A team of US researchers has developed a tiny “walking” motor that can move back and forth across a surface or turn the gears of a machine. The mobile motor could pave the way for robots to assemble complex structures — including other robots, said the team from Massachusetts Institute of Technology (MIT).
“One emerging application is to make tiny robots that can work in confined spaces,” said Professor Neil Gershenfeld.
Langford’s initial motor has an ant-like ability to lift seven times its own weight.
The team assembled the novel motor that moves an appendage in discrete mechanical steps, which can be used to turn a gear wheel, and a mobile form of the motor that turns those steps into locomotion, allowing it to “walk” across a surface in a way that is reminiscent of the molecular motors that move muscles.
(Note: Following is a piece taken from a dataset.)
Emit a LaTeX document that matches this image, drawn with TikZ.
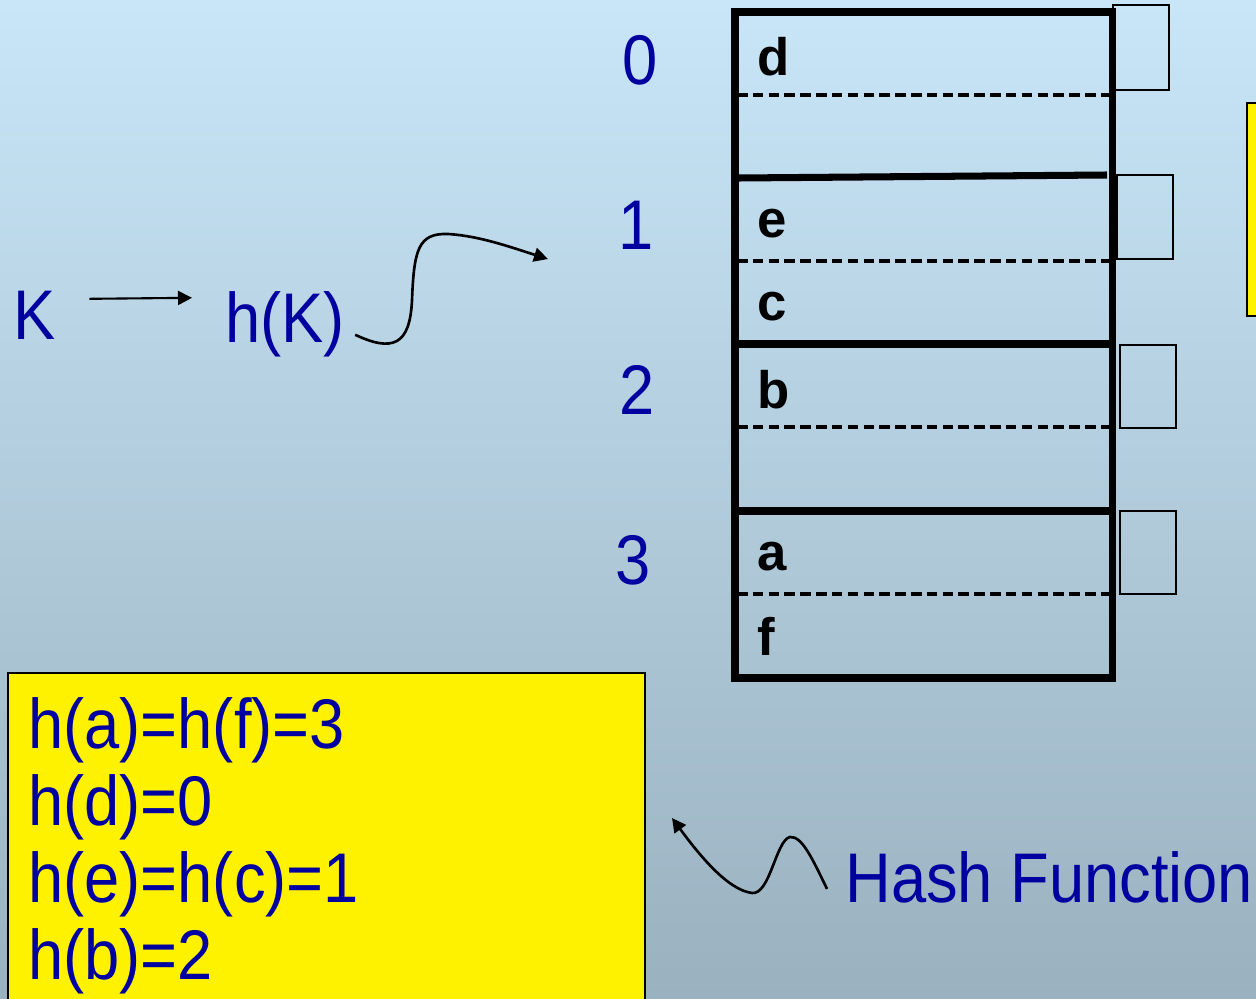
\documentclass[tikz,border=0pt]{standalone}
\usepackage{fontspec}
\setmainfont{Liberation Sans}
\newfontfamily\slidefont[FakeStretch=0.9]{Liberation Sans}
\usetikzlibrary{arrows.meta}

\definecolor{slideblue}{RGB}{0,0,160}
\definecolor{bgtop}{RGB}{200,230,248}
\definecolor{bgbottom}{RGB}{154,177,191}

\tikzset{
  bluetxt/.style={text=slideblue, font=\slidefont\fontsize{40}{44}\selectfont, inner sep=0pt},
  keytxt/.style={font=\bfseries\fontsize{30}{32}\selectfont, inner sep=0pt, anchor=west},
  slotline/.style={line width=4pt},
  dashline/.style={line width=2.4pt, dash pattern=on 6pt off 3pt},
  ptrbox/.style={draw=black, line width=0.9pt},
  wavy/.style={line width=1.5pt, -{Triangle[length=2.8mm,width=2.8mm]}}
}

\begin{document}
\begin{tikzpicture}[x=0.2mm, y=-0.2mm]
        \shade[top color=bgtop, bottom color=bgbottom] (0,0) rectangle (1256,999);
        \useasboundingbox (0,0) rectangle (1256,999);
        % the key and its hash value
        \node[bluetxt, anchor=base] (K) at (35,340) {K};
        \node[bluetxt, anchor=base west] (hK) at (225,343) {h(K)};
        \draw[wavy, line width=1.2pt] ([shift={(33,-17)}]K.east) -- ([shift={(-33,-27)}]hK.west);
        \coordinate (slotin) at (548,259);
        \draw[wavy] ([shift={(10,10)}]hK.east) .. controls (392,352) and (410,346) .. (412,300)
          .. controls (414,250) and (418,233) .. (448,234)
          .. controls (480,236) and (510,247) .. (slotin);
        % bucket table
        \draw[slotline] (735,12) rectangle (1112,678);
        \draw[slotline] (739,178) -- (1107,175);
        \foreach \y in {344,511}
          \draw[slotline] (735,\y) -- (1112,\y);
        \foreach \y in {95,261,427,594}
          \draw[dashline] (737,\y) -- (1110,\y);
        \foreach \i/\x/\y in {0/640/60, 1/636/225, 2/637/390, 3/633/560}
          \node[bluetxt] (idx\i) at (\x,\y) {\i};
        \foreach \k/\y in {d/57, e/224, c/307, b/390, a/557, f/636}
          \node[keytxt] (key\k) at (757,\y) {\k};
        % overflow pointers
        \draw[ptrbox] (1113,5) rectangle (1169,90);
        \draw[ptrbox] (1117,175) rectangle (1173,259);
        \draw[ptrbox] (1120,345) rectangle (1176,428);
        \draw[ptrbox] (1120,511) rectangle (1176,594);
        \draw[fill=yellow, line width=1.6pt] (1247,103) rectangle (1264,316);
        % hash values
        \draw[fill=yellow, line width=0.9pt] (8,673) rectangle (645,1006);
        \foreach \txt [count=\i] in {h(a)=h(f)=3, h(d)=0, h(e)=h(c)=1, h(b)=2}
          \node[bluetxt, anchor=base west] (hv\i) at (28,{748+(\i-1)*77.3}) {\txt};
        \node[bluetxt, anchor=base west] (hash) at (845,902) {Hash Function};
        \coordinate (listout) at (672,818);
        \draw[wavy] ([shift={(-18,12)}]hash.west) .. controls (812,858) and (802,836) .. (790,837)
          .. controls (776,840) and (770,895) .. (752,893)
          .. controls (728,890) and (700,856) .. (listout);
\end{tikzpicture}
\end{document}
These parts could also be assembled into hands for gripping, or legs for walking, as needed for a particular task, and then later reassembled as those needs change. Gershenfeld refered to them as “digital materials,” discrete parts that can be reversibly joined, forming a kind of functional micro-LEGO.
To build in the “brains,” Langford has added part types that contain millimeter-sized integrated circuits, along with a few other part types to take care of connecting electrical signals in three dimensions.
The work was set to be presented at the ongoing “International Conference on Manipulation, Automation and Robotics at Small Scales” (MARSS) in Helsinki, Finland.